You’re probably not getting it because it’s something that has to be experienced, to be seen, and, just as importantly, heard. You see, your own mind struggles against the concept of self oblivion. It wants stimulus… And in Brainpipe, stimulus is precisely your enemy. The game assaults you, with sound, with pretty lights, with smoke and shifting walls and morphing numbers… When your eye should be on the prize… The subsumation of the self into a single goal… The eye must catch those glyphs, eat them up, as the brain tries ever harder to stop you focussing, the game tries ever harder to trip you up, and you get the urge to move, quickly now, out of the way of an obstacle. You can slow down for a bit, if you want… But if you do, you earn less… You have to rush to oblivion.

The Walls aren't that bad. On their *own*

No sudden moveme- SHIT, WALLS NOW? AAAA [PAIN]

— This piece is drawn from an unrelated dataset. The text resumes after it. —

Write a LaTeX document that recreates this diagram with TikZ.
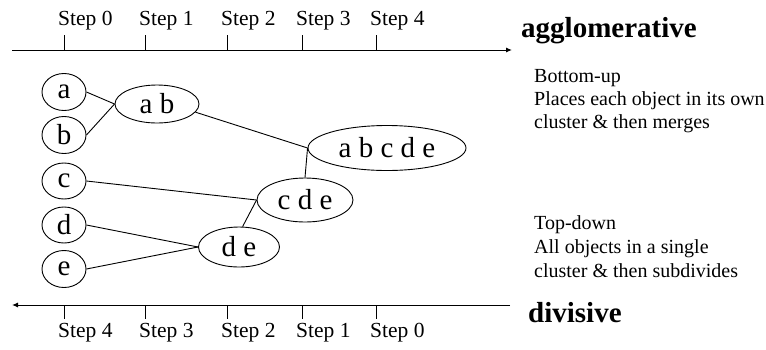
\documentclass[tikz,border=0pt]{standalone}
\usepackage{fontspec}
\setmainfont{Liberation Serif}
\usetikzlibrary{arrows.meta,shapes.geometric}
\begin{document}
\begin{tikzpicture}[x=1pt,y=-1pt,
  cl/.style={draw,ellipse,inner sep=0pt,line width=0.9pt,font=\fontsize{29}{32}\selectfont},
  ln/.style={line width=0.9pt},
  axis/.style={line width=1pt},
  tick/.style={line width=0.9pt},
  steplbl/.style={anchor=base west,inner sep=0pt,font=\fontsize{21.5}{24}\selectfont},
  desc/.style={anchor=base west,inner sep=0pt,font=\fontsize{20}{23}\selectfont},
  big/.style={anchor=base west,inner sep=0pt,font=\fontsize{29}{32}\selectfont\bfseries}]
\useasboundingbox (0,0) rectangle (766,349);
% top axis
\coordinate (tl) at (12,50);
\coordinate (tr) at (512,50);
\draw[axis,-{Latex[length=6pt,width=5pt]}] (tl) -- (tr);
\foreach \x/\s in {64/0,145/1,227/2,302/3,376/4}{
  \coordinate (ut\s) at (\x,35);
  \coordinate (ub\s) at (\x,50);
  \draw[tick] (ut\s) -- (ub\s);
  \node[steplbl] (us\s) at (\x-6,25) {Step \s};
}
% bottom axis
\coordinate (bl) at (12,305);
\coordinate (br) at (510,305);
\draw[axis,-{Latex[length=6pt,width=5pt]}] (br) -- (bl);
\foreach \x/\s in {64/4,145/3,227/2,302/1,376/0}{
  \coordinate (dt\s) at (\x,305);
  \coordinate (db\s) at (\x,319);
  \draw[tick] (dt\s) -- (db\s);
  \node[steplbl] (ds\s) at (\x-6,337) {Step \s};
}
% labels
\node[big] (agg) at (521,37) {agglomerative};
\node[big] (div) at (528,322) {divisive};
\node[desc] (t1) at (534,82) {Bottom-up};
\node[desc] (t2) at (534,105) {Places each object in its own};
\node[desc] (t3) at (534,128) {cluster \& then merges};
\node[desc] (t4) at (534,229) {Top-down};
\node[desc] (t5) at (534,253) {All objects in a single};
\node[desc] (t6) at (534,277) {cluster \& then subdivides};
% nodes
\node[cl,minimum width=44pt,minimum height=37pt] (a) at (64,92) {a};
\node[cl,minimum width=44pt,minimum height=37pt] (b) at (64,135) {b};
\node[cl,minimum width=44pt,minimum height=36pt] (c) at (64,181) {c};
\node[cl,minimum width=44pt,minimum height=36pt] (d) at (64,225) {d};
\node[cl,minimum width=44pt,minimum height=37pt] (e) at (64,269) {e};
\node[cl,minimum width=84pt,minimum height=38pt] (ab) at (157,104) {a b};
\node[cl,minimum width=158pt,minimum height=45pt] (abcde) at (387,148) {a b c d e};
\node[cl,minimum width=96pt,minimum height=44pt] (cde) at (305,200) {c d e};
\node[cl,minimum width=81pt,minimum height=40pt] (de) at (239,247) {d e};
% edges
\draw[ln] (a.east) -- (ab.west);
\draw[ln] (b.east) -- (ab.west);
\draw[ln] (ab.-12) -- (abcde.west);
\draw[ln] (cde.north) -- (abcde.west);
\draw[ln] (c.east) -- (cde.west);
\draw[ln] (de.80) -- (cde.west);
\draw[ln] (d.east) -- (de.west);
\draw[ln] (e.east) -- (de.west);
\end{tikzpicture}
\end{document}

Oh, you don’t fool me, Brainpipe. Or rather, at first you don’t. You start off distracting me only a little. And then you ramp it up. Opera. Showtunes. A man crying “pew pew pew”. A lady muttering, and the only word you can catch is “death”. You’re ominous, then bright, then silly, then dark, then… Fuck, I’ve hit an obstacle. Fuck, I’ve hit ano-fuck fuck fuck TINKLE…

…High score. But those glyphs… Those glyphs still taunt me. I’m almost certain there’s something there, but I’m sure as hell not begging. I’m not asking. And that’s…

…That’s self destructive. There’s the moment of revelation, right there. This is a game that makes you want to destroy your avatar, makes you want to take risks… For a secret that may not even exist, an enlightenment of no-thought, only subtle movements of your eye and mouse, getting twitchier the further you get in, more frightened of failure, of your own forthcoming oblivion.

It’s secretly a really fucking clever game.

You probably can.

…It’s also a game I’m alright at. Can *you* reach further to oblivion?

Brainpipe is available on Steam . There is only one achievement, and it is not a Steam achievement. It is an achievement of the self. Nobody I know has attained it.